» PROMPT: Using the entries shown below, output the line containing "Clone this chart in matplotlib.", the line containing "in range(1, 5)][:65]", and every line between them, exactly. Pictures are omitted.

» EXTRACTED RECORDS:
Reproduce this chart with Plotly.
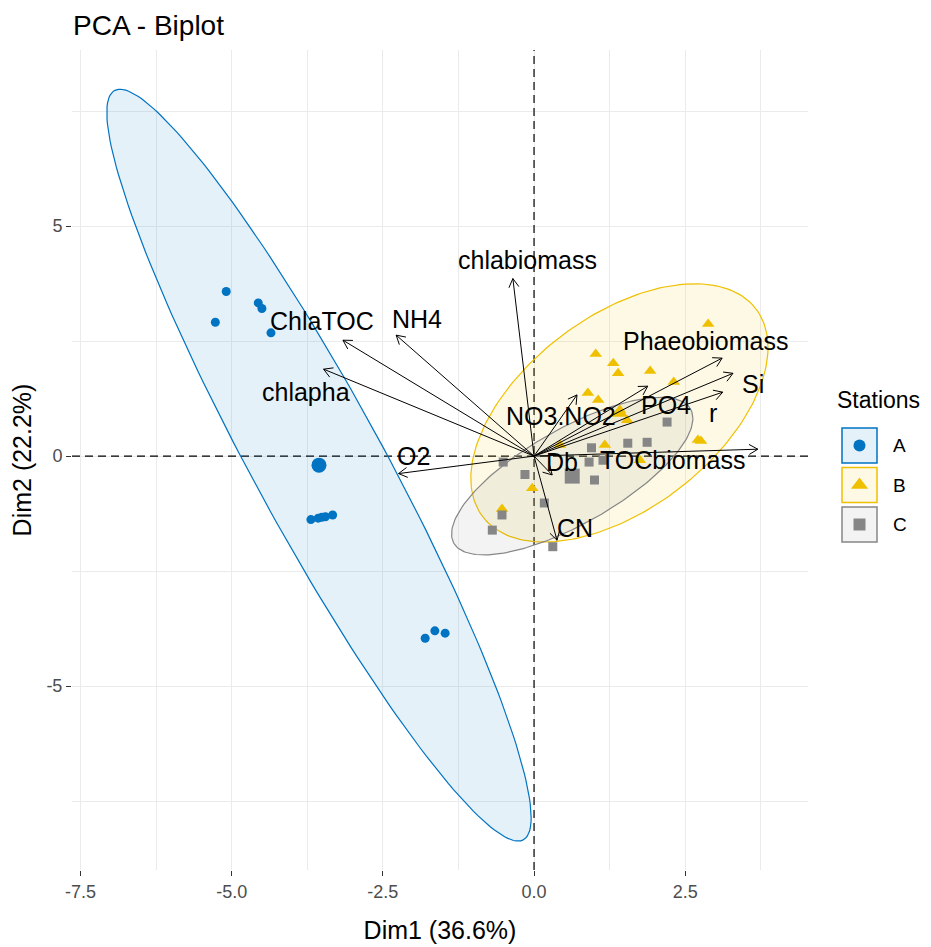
--
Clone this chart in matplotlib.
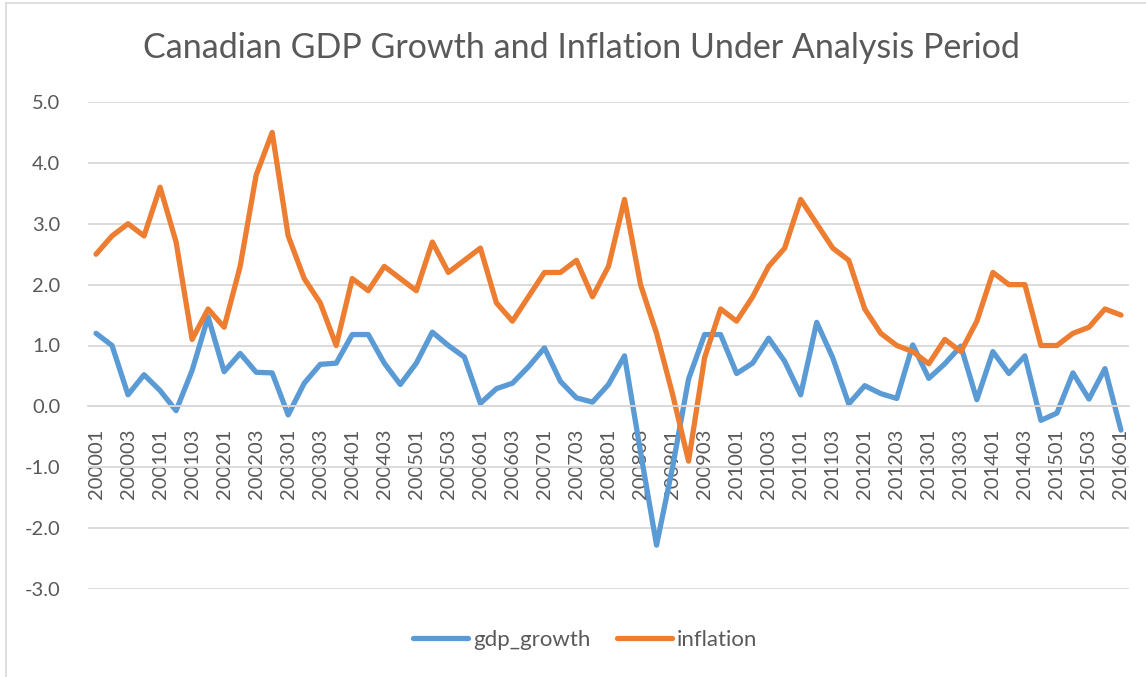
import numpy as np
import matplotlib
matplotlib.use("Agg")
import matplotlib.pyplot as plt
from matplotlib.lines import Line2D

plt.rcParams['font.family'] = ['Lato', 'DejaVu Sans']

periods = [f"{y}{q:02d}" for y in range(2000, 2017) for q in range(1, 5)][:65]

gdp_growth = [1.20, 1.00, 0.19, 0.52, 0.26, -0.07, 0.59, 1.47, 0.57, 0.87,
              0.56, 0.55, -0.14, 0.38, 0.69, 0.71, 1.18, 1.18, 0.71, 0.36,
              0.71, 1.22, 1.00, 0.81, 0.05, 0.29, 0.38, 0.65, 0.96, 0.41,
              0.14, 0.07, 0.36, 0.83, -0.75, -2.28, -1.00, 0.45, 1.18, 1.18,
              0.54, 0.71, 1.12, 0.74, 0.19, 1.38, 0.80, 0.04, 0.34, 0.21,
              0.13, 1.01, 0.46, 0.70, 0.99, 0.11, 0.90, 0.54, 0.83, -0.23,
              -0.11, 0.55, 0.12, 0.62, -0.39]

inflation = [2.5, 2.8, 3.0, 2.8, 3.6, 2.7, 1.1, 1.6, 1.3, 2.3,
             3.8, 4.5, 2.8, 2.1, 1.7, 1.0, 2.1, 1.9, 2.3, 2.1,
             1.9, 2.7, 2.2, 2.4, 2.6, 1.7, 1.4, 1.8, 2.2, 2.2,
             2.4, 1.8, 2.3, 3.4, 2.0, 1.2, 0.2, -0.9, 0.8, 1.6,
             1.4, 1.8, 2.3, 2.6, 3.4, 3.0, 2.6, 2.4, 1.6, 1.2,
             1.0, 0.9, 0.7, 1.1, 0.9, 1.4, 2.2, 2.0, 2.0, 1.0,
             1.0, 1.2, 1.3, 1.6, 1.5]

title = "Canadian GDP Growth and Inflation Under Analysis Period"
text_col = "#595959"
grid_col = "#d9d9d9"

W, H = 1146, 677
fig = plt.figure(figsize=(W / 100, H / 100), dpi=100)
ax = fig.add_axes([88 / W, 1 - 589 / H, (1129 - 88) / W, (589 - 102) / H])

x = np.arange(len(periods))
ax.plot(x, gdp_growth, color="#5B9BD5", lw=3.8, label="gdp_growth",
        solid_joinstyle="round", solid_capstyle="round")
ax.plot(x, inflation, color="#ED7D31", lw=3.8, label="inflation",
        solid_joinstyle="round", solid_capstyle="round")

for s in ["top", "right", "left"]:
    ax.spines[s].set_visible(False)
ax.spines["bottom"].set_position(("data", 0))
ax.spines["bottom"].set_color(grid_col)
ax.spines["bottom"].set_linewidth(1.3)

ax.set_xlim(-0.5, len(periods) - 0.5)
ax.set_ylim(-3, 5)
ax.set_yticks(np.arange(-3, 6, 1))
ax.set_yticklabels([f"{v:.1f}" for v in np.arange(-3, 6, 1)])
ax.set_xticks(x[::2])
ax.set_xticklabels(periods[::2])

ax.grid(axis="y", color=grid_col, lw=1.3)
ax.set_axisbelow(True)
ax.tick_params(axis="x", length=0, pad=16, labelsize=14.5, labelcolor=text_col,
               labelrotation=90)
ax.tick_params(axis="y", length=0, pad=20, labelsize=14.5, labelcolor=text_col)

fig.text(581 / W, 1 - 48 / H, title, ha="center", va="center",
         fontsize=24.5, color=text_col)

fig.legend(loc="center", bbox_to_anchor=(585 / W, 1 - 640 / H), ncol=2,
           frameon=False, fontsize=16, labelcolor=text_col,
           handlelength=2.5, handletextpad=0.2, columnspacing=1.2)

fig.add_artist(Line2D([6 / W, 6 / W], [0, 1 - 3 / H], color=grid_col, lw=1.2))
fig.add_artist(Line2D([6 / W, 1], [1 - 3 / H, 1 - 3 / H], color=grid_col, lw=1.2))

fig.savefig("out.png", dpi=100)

» WRITTEN SOLUTION:
Clone this chart in matplotlib.
import numpy as np
import matplotlib
matplotlib.use("Agg")
import matplotlib.pyplot as plt
from matplotlib.lines import Line2D

plt.rcParams['font.family'] = ['Lato', 'DejaVu Sans']

periods = [f"{y}{q:02d}" for y in range(2000, 2017) for q in range(1, 5)][:65]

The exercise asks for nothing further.